**Written task:** Return the material exactly as supplied, apart from the pictures, which are omitted.

**Raw data:**

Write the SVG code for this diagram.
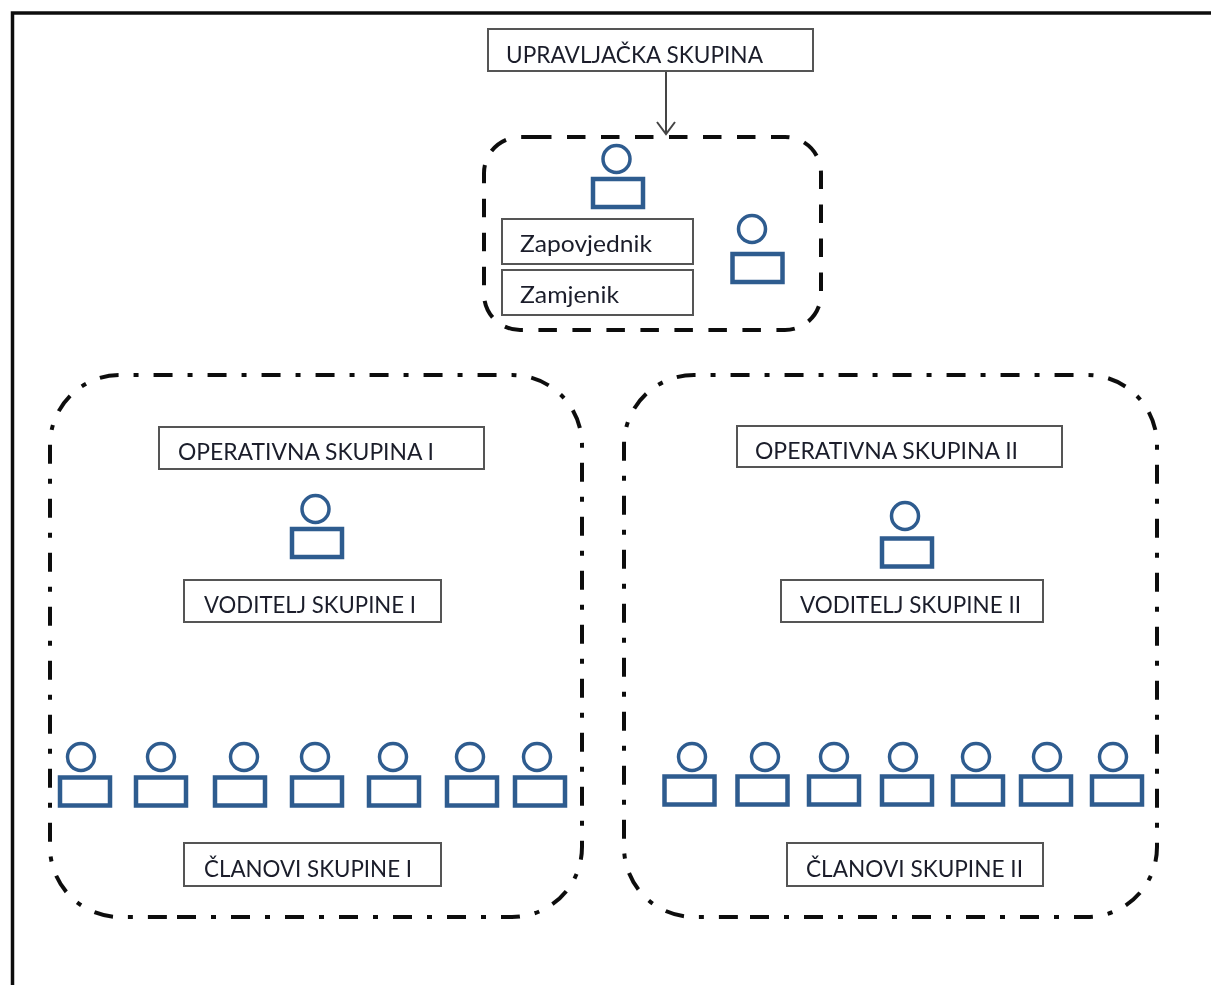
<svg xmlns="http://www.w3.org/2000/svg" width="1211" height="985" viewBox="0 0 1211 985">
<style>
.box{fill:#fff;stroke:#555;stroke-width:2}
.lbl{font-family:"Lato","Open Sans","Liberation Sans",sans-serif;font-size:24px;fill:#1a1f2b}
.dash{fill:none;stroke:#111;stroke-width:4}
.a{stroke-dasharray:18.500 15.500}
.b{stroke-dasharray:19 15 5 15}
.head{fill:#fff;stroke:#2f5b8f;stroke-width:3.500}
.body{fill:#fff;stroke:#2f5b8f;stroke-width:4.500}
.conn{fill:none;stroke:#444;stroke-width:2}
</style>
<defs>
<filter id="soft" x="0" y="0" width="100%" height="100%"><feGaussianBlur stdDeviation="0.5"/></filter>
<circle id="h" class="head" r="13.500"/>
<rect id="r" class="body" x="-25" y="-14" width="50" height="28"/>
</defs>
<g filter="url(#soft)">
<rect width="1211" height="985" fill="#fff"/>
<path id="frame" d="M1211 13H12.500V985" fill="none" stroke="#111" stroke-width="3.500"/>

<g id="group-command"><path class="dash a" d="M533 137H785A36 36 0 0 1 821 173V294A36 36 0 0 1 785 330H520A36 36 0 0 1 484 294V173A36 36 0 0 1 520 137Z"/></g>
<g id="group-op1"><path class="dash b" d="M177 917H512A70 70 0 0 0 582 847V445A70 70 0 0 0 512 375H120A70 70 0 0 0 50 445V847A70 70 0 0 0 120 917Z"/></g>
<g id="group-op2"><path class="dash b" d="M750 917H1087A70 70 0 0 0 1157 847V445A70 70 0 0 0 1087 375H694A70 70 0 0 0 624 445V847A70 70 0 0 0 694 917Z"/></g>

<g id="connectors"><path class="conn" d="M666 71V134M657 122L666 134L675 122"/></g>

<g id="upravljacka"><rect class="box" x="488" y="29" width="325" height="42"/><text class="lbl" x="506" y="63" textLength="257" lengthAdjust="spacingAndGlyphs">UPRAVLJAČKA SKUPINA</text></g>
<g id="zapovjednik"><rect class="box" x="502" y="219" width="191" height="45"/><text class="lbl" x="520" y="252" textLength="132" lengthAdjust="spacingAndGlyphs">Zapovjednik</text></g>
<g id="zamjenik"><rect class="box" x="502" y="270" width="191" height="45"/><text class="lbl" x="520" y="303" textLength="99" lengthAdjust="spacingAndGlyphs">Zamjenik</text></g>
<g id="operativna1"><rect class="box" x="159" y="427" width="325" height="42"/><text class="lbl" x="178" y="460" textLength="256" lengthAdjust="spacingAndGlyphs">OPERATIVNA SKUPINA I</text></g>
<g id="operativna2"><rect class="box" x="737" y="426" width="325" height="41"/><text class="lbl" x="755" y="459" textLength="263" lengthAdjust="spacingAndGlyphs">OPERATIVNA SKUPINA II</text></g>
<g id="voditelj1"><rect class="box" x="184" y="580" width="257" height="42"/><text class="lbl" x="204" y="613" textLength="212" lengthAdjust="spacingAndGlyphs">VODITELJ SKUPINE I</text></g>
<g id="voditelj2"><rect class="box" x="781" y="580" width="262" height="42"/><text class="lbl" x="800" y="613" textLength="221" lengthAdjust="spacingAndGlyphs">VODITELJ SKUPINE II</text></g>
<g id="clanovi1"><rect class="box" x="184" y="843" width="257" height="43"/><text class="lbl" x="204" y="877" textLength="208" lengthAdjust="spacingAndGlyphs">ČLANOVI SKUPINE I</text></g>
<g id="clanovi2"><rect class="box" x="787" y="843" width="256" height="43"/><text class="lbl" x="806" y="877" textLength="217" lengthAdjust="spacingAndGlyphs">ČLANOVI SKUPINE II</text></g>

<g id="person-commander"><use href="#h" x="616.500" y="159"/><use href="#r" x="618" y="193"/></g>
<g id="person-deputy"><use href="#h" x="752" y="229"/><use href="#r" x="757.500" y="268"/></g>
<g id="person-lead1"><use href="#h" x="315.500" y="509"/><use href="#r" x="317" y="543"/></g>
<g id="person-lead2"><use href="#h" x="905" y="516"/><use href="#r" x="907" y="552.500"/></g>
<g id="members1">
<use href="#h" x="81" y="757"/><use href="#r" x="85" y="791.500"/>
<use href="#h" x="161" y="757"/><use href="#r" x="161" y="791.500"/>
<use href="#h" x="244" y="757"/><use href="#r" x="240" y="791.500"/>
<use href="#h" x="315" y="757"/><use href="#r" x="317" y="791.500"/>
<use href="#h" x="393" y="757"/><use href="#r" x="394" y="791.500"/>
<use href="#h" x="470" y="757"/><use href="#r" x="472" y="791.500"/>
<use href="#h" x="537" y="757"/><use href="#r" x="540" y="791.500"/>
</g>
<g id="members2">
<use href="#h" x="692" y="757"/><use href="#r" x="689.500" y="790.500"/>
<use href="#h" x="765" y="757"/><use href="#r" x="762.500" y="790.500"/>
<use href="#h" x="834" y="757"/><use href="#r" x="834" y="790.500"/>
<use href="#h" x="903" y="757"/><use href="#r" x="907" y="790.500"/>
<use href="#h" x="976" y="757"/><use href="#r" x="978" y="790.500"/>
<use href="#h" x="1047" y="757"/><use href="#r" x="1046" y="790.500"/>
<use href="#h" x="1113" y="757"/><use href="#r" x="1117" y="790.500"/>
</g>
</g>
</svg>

**Worked solution:**
Write the SVG code for this diagram.
<svg xmlns="http://www.w3.org/2000/svg" width="1211" height="985" viewBox="0 0 1211 985">
<style>
.box{fill:#fff;stroke:#555;stroke-width:2}
.lbl{font-family:"Lato","Open Sans","Liberation Sans",sans-serif;font-size:24px;fill:#1a1f2b}
.dash{fill:none;stroke:#111;stroke-width:4}
.a{stroke-dasharray:18.500 15.500}
.b{stroke-dasharray:19 15 5 15}
.head{fill:#fff;stroke:#2f5b8f;stroke-width:3.500}
.body{fill:#fff;stroke:#2f5b8f;stroke-width:4.500}
.conn{fill:none;stroke:#444;stroke-width:2}
</style>
<defs>
<filter id="soft" x="0" y="0" width="100%" height="100%"><feGaussianBlur stdDeviation="0.5"/></filter>
<circle id="h" class="head" r="13.500"/>
<rect id="r" class="body" x="-25" y="-14" width="50" height="28"/>
</defs>
<g filter="url(#soft)">
<rect width="1211" height="985" fill="#fff"/>
<path id="frame" d="M1211 13H12.500V985" fill="none" stroke="#111" stroke-width="3.500"/>

<g id="group-command"><path class="dash a" d="M533 137H785A36 36 0 0 1 821 173V294A36 36 0 0 1 785 330H520A36 36 0 0 1 484 294V173A36 36 0 0 1 520 137Z"/></g>
<g id="group-op1"><path class="dash b" d="M177 917H512A70 70 0 0 0 582 847V445A70 70 0 0 0 512 375H120A70 70 0 0 0 50 445V847A70 70 0 0 0 120 917Z"/></g>
<g id="group-op2"><path class="dash b" d="M750 917H1087A70 70 0 0 0 1157 847V445A70 70 0 0 0 1087 375H694A70 70 0 0 0 624 445V847A70 70 0 0 0 694 917Z"/></g>

<g id="connectors"><path class="conn" d="M666 71V134M657 122L666 134L675 122"/></g>

<g id="upravljacka"><rect class="box" x="488" y="29" width="325" height="42"/><text class="lbl" x="506" y="63" textLength="257" lengthAdjust="spacingAndGlyphs">UPRAVLJAČKA SKUPINA</text></g>
<g id="zapovjednik"><rect class="box" x="502" y="219" width="191" height="45"/><text class="lbl" x="520" y="252" textLength="132" lengthAdjust="spacingAndGlyphs">Zapovjednik</text></g>
<g id="zamjenik"><rect class="box" x="502" y="270" width="191" height="45"/><text class="lbl" x="520" y="303" textLength="99" lengthAdjust="spacingAndGlyphs">Zamjenik</text></g>
<g id="operativna1"><rect class="box" x="159" y="427" width="325" height="42"/><text class="lbl" x="178" y="460" textLength="256" lengthAdjust="spacingAndGlyphs">OPERATIVNA SKUPINA I</text></g>
<g id="operativna2"><rect class="box" x="737" y="426" width="325" height="41"/><text class="lbl" x="755" y="459" textLength="263" lengthAdjust="spacingAndGlyphs">OPERATIVNA SKUPINA II</text></g>
<g id="voditelj1"><rect class="box" x="184" y="580" width="257" height="42"/><text class="lbl" x="204" y="613" textLength="212" lengthAdjust="spacingAndGlyphs">VODITELJ SKUPINE I</text></g>
<g id="voditelj2"><rect class="box" x="781" y="580" width="262" height="42"/><text class="lbl" x="800" y="613" textLength="221" lengthAdjust="spacingAndGlyphs">VODITELJ SKUPINE II</text></g>
<g id="clanovi1"><rect class="box" x="184" y="843" width="257" height="43"/><text class="lbl" x="204" y="877" textLength="208" lengthAdjust="spacingAndGlyphs">ČLANOVI SKUPINE I</text></g>
<g id="clanovi2"><rect class="box" x="787" y="843" width="256" height="43"/><text class="lbl" x="806" y="877" textLength="217" lengthAdjust="spacingAndGlyphs">ČLANOVI SKUPINE II</text></g>

<g id="person-commander"><use href="#h" x="616.500" y="159"/><use href="#r" x="618" y="193"/></g>
<g id="person-deputy"><use href="#h" x="752" y="229"/><use href="#r" x="757.500" y="268"/></g>
<g id="person-lead1"><use href="#h" x="315.500" y="509"/><use href="#r" x="317" y="543"/></g>
<g id="person-lead2"><use href="#h" x="905" y="516"/><use href="#r" x="907" y="552.500"/></g>
<g id="members1">
<use href="#h" x="81" y="757"/><use href="#r" x="85" y="791.500"/>
<use href="#h" x="161" y="757"/><use href="#r" x="161" y="791.500"/>
<use href="#h" x="244" y="757"/><use href="#r" x="240" y="791.500"/>
<use href="#h" x="315" y="757"/><use href="#r" x="317" y="791.500"/>
<use href="#h" x="393" y="757"/><use href="#r" x="394" y="791.500"/>
<use href="#h" x="470" y="757"/><use href="#r" x="472" y="791.500"/>
<use href="#h" x="537" y="757"/><use href="#r" x="540" y="791.500"/>
</g>
<g id="members2">
<use href="#h" x="692" y="757"/><use href="#r" x="689.500" y="790.500"/>
<use href="#h" x="765" y="757"/><use href="#r" x="762.500" y="790.500"/>
<use href="#h" x="834" y="757"/><use href="#r" x="834" y="790.500"/>
<use href="#h" x="903" y="757"/><use href="#r" x="907" y="790.500"/>
<use href="#h" x="976" y="757"/><use href="#r" x="978" y="790.500"/>
<use href="#h" x="1047" y="757"/><use href="#r" x="1046" y="790.500"/>
<use href="#h" x="1113" y="757"/><use href="#r" x="1117" y="790.500"/>
</g>
</g>
</svg>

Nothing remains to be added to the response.